I look back on those days as the beginning of my time organising for the community. I still remember the day we found out we’d won, that the city wouldn’t be moving anyone anymore. It was the most exciting day of my life. Just imagine – we were all in the street, screaming, crying, singing, singing, singing until midnight and beyond. ‘Our Alex has been saved by God,’ people were saying. ‘We aren’t going anywhere. We’re going to stay.’
A few years later, in 1987, I finished school and went to work. By that time, my brother, who had been a student activist, had been arrested and tortured. It turned him somehow. He’s never recovered.
Anyway, that same year, I fell pregnant. I was so embarrassed – I was so young! It was supposed to be different for me. But luckily for me the baby’s father was 100 per cent involved. We named our daughter Dimakatso – Maki for short – it means ‘surprise’. He was a taxi driver; he ran the first taxi business in Alex. And he loved us and cared for us every second of his life, until 28 July 2001, when he was shot seven times in a taxi shootout.

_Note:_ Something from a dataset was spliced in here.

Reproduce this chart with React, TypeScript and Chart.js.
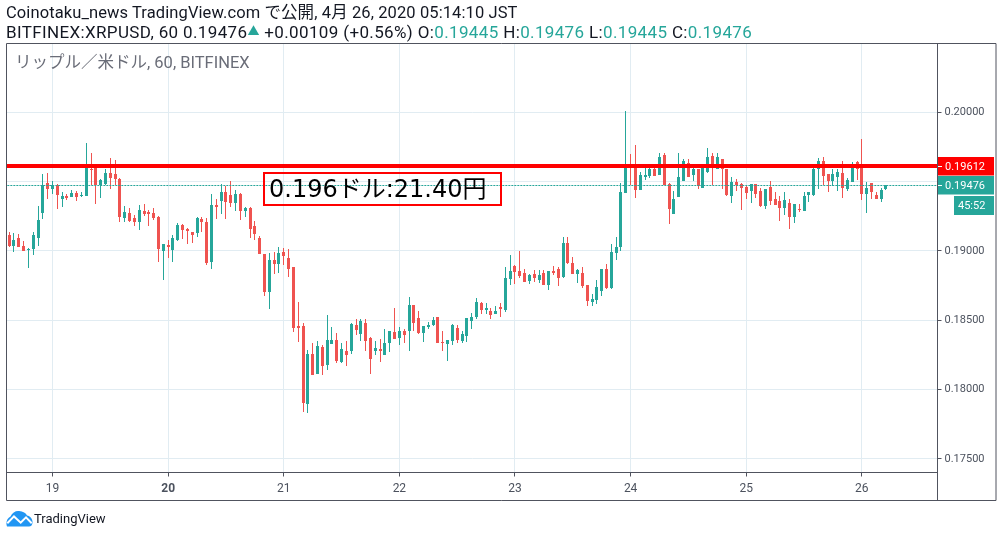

I can remember a few years after Maki was born, how Alex was starting to change. Now, Alex has always been a very diverse place. Those Chinese I mentioned, they were always living with us, talking in Zulu and Sotho and Afrikaans, and we loved them so much. And there were Indians and coloureds like my mother and all of that. We valued that diversity. There were even a few from foreign countries – these Zimbabweans and Malawians who got work in white people’s gardens in Joburg and then came to stay with their girlfriends in Alex. But the number wasn’t too much, neh? Only a few.
It’s after Mandela came out that that started to change. I still remember him coming on TV and telling us that we’re not going to have electric fences on our borders anymore. People aren’t animals. They shouldn’t die like animals trying to make a better life. But yoh, once that fence was gone, things got too easy for those people coming over.
And bit by bit after that, they began coming here, to Alex. That’s when the influx began, and then it became uncontrollable. Why I say uncontrollable is: Alex, all through my life, has been full of people without jobs, without good shelter, without enough food to eat. And all my life, we’ve been waiting for a government that understands. When the ANC came in, we believed we had one, neh? But then all these foreigners started coming here and offering to work for less than Alex people would. A construction company would say, ‘We can pay you this much to work,’ and South Africans would say, ‘No, no, it’s not a living wage, I can’t accept it.’ But the foreigners accepted that yes, this is not good, but it’s better than the situation in my country so I’ll take it. That made us feel like our human rights were meaningless, you know? If the Constitution says a man must be given a dignified wage and then a foreigner comes and says he will do it for less, then what does that right mean at all?